EXERCISE BRIEF = Your task is to retype, word for word, the lines from the start of the data through the line holding "const days = [4, 8, 12, 16];". Do not include the pictures.

SOURCE MATERIAL =
· · ·

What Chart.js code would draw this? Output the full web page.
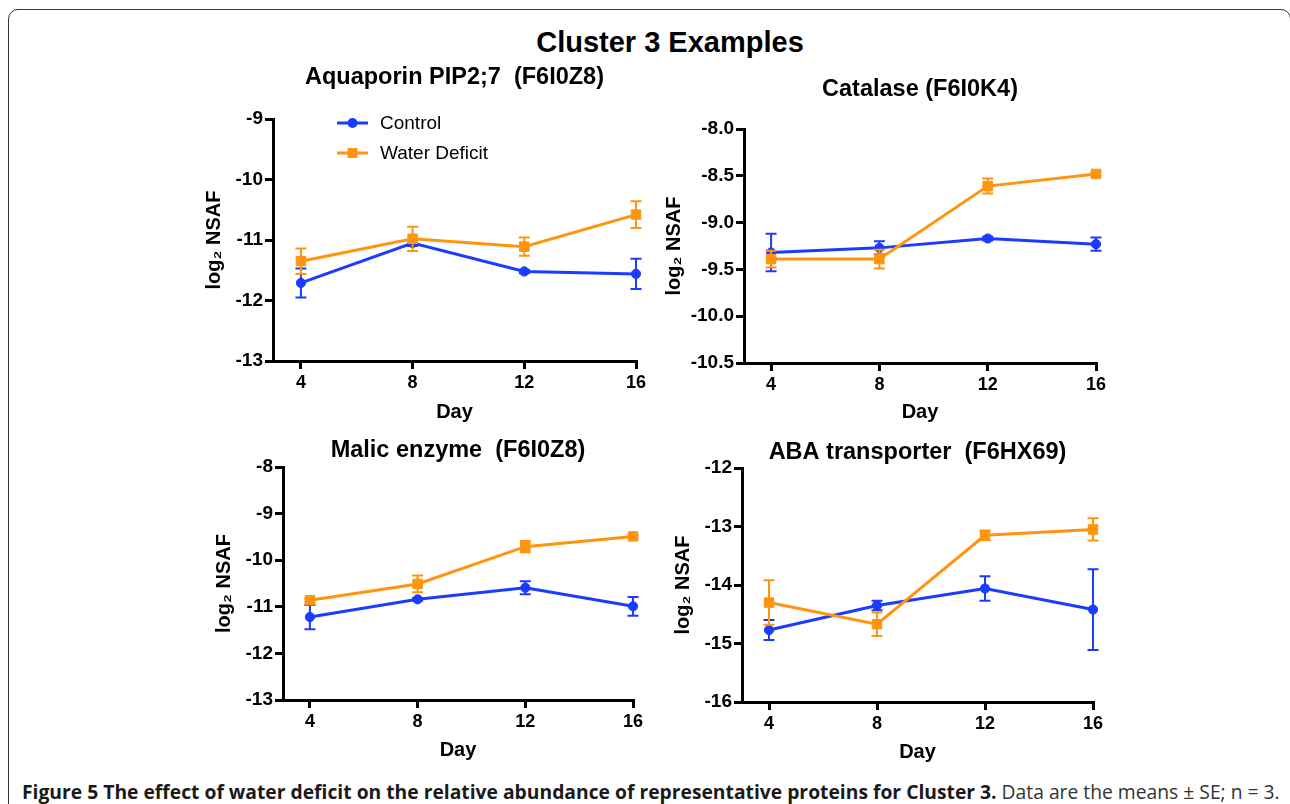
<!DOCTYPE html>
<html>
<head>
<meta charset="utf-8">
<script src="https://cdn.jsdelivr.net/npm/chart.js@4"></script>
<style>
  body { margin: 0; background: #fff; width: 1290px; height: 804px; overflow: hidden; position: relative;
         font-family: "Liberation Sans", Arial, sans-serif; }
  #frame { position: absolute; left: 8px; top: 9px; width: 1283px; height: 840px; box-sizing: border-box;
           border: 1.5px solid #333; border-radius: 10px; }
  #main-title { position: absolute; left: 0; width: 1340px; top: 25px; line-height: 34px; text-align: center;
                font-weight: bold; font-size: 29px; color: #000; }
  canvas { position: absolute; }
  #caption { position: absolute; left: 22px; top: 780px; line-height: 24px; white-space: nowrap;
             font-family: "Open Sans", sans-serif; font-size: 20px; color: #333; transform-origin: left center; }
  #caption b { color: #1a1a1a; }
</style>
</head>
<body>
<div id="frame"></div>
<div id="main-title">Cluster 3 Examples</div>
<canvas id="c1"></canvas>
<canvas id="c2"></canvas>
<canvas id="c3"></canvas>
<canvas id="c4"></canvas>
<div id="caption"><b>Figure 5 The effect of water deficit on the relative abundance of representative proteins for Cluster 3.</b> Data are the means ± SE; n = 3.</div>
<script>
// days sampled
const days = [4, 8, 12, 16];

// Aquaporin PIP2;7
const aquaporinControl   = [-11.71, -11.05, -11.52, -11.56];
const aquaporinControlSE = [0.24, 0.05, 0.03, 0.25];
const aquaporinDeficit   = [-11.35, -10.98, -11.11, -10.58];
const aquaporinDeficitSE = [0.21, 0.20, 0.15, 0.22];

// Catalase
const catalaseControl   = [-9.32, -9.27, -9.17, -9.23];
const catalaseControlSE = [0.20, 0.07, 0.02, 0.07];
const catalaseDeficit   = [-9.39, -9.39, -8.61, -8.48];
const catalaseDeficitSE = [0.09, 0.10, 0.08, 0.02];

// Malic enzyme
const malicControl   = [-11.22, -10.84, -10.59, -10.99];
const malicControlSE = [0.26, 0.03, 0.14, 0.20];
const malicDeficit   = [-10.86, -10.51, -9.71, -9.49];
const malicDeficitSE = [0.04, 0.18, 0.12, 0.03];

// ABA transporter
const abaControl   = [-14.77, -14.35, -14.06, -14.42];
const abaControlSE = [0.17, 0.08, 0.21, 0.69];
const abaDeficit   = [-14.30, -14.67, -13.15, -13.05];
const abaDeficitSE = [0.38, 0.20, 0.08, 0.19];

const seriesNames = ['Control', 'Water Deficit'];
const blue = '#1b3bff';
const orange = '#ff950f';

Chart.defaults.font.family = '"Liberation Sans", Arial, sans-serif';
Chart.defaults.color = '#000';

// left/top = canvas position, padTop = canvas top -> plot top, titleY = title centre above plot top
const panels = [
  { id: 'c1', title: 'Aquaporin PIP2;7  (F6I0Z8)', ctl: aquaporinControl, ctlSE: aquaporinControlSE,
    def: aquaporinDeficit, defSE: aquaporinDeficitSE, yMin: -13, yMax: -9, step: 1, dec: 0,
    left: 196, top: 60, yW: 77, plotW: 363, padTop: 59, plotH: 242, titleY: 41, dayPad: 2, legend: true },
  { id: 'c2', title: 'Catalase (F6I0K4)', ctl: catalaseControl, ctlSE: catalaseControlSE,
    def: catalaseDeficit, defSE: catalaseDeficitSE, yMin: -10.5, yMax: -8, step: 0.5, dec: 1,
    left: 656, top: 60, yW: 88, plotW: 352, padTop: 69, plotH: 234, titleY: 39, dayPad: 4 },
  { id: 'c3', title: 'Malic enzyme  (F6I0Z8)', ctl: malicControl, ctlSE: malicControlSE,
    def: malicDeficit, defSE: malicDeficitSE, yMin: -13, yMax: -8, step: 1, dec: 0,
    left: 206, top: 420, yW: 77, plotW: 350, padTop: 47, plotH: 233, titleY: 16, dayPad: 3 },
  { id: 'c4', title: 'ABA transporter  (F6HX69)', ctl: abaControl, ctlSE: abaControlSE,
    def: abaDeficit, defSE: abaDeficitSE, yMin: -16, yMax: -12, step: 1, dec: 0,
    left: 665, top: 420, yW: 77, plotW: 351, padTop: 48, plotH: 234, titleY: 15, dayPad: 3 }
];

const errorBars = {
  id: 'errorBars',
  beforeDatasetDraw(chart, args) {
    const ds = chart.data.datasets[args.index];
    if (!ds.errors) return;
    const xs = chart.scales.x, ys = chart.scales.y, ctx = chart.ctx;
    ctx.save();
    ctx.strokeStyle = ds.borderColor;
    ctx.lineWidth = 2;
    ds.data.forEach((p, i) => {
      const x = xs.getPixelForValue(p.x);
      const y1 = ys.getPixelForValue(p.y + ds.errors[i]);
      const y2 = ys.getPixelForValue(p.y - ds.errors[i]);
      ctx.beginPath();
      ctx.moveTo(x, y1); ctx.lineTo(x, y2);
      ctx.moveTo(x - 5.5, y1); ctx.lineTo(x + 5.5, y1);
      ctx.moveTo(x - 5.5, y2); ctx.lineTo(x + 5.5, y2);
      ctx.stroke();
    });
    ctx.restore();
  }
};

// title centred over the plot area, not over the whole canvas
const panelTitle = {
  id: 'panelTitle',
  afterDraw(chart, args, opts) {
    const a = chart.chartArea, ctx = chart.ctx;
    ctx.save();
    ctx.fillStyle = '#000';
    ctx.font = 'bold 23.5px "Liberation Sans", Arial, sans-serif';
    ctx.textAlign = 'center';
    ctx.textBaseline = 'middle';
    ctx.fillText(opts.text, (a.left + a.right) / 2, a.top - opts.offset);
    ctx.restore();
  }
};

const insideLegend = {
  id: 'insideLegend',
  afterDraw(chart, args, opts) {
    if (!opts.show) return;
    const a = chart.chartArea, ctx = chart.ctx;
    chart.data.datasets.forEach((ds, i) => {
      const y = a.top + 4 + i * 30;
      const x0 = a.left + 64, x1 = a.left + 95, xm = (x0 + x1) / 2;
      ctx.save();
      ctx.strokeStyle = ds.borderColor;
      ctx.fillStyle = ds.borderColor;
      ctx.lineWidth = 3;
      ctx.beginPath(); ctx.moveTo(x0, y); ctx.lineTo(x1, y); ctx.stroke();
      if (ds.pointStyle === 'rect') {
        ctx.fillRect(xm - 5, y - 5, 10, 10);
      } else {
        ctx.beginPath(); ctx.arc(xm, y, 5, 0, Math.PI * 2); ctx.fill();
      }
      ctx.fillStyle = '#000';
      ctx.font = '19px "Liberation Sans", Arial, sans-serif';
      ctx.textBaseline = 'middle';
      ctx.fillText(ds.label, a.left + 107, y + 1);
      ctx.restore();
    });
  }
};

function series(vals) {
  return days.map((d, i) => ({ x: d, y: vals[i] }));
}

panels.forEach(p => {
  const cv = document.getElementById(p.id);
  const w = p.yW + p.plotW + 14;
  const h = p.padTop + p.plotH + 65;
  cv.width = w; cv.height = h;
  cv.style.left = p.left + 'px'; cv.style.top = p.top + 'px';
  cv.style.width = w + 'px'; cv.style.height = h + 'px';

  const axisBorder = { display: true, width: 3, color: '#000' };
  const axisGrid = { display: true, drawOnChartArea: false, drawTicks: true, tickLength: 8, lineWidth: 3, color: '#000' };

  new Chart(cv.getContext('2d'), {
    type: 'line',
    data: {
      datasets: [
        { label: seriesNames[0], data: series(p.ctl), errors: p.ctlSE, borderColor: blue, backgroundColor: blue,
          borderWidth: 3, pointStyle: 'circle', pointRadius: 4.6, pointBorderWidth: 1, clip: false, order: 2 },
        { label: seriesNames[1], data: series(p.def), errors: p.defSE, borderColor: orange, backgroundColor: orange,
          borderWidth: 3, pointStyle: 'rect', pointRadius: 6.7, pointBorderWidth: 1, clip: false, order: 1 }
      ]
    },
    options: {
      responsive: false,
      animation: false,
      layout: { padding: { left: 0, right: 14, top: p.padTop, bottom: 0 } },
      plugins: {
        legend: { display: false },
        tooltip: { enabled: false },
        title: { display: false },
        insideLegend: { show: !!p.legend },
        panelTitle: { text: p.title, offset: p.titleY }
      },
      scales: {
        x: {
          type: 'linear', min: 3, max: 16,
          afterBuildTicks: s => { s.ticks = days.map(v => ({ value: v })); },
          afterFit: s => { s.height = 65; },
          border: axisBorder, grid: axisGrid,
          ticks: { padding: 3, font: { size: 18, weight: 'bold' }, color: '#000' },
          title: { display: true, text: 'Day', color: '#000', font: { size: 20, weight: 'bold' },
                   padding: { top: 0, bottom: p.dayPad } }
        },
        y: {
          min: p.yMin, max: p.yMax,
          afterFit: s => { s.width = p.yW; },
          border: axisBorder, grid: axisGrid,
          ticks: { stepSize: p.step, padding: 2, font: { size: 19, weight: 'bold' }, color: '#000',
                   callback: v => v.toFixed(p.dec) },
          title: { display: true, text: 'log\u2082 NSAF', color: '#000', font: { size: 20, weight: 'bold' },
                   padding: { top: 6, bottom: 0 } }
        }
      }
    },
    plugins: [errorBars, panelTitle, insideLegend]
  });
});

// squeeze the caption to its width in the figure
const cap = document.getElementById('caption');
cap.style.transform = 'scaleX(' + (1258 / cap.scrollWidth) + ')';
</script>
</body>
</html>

· · ·

EXPECTED ANSWER =
What Chart.js code would draw this? Output the full web page.
<!DOCTYPE html>
<html>
<head>
<meta charset="utf-8">
<script src="https://cdn.jsdelivr.net/npm/chart.js@4"></script>
<style>
  body { margin: 0; background: #fff; width: 1290px; height: 804px; overflow: hidden; position: relative;
         font-family: "Liberation Sans", Arial, sans-serif; }
  #frame { position: absolute; left: 8px; top: 9px; width: 1283px; height: 840px; box-sizing: border-box;
           border: 1.5px solid #333; border-radius: 10px; }
  #main-title { position: absolute; left: 0; width: 1340px; top: 25px; line-height: 34px; text-align: center;
                font-weight: bold; font-size: 29px; color: #000; }
  canvas { position: absolute; }
  #caption { position: absolute; left: 22px; top: 780px; line-height: 24px; white-space: nowrap;
             font-family: "Open Sans", sans-serif; font-size: 20px; color: #333; transform-origin: left center; }
  #caption b { color: #1a1a1a; }
</style>
</head>
<body>
<div id="frame"></div>
<div id="main-title">Cluster 3 Examples</div>
<canvas id="c1"></canvas>
<canvas id="c2"></canvas>
<canvas id="c3"></canvas>
<canvas id="c4"></canvas>
<div id="caption"><b>Figure 5 The effect of water deficit on the relative abundance of representative proteins for Cluster 3.</b> Data are the means ± SE; n = 3.</div>
<script>
// days sampled
const days = [4, 8, 12, 16];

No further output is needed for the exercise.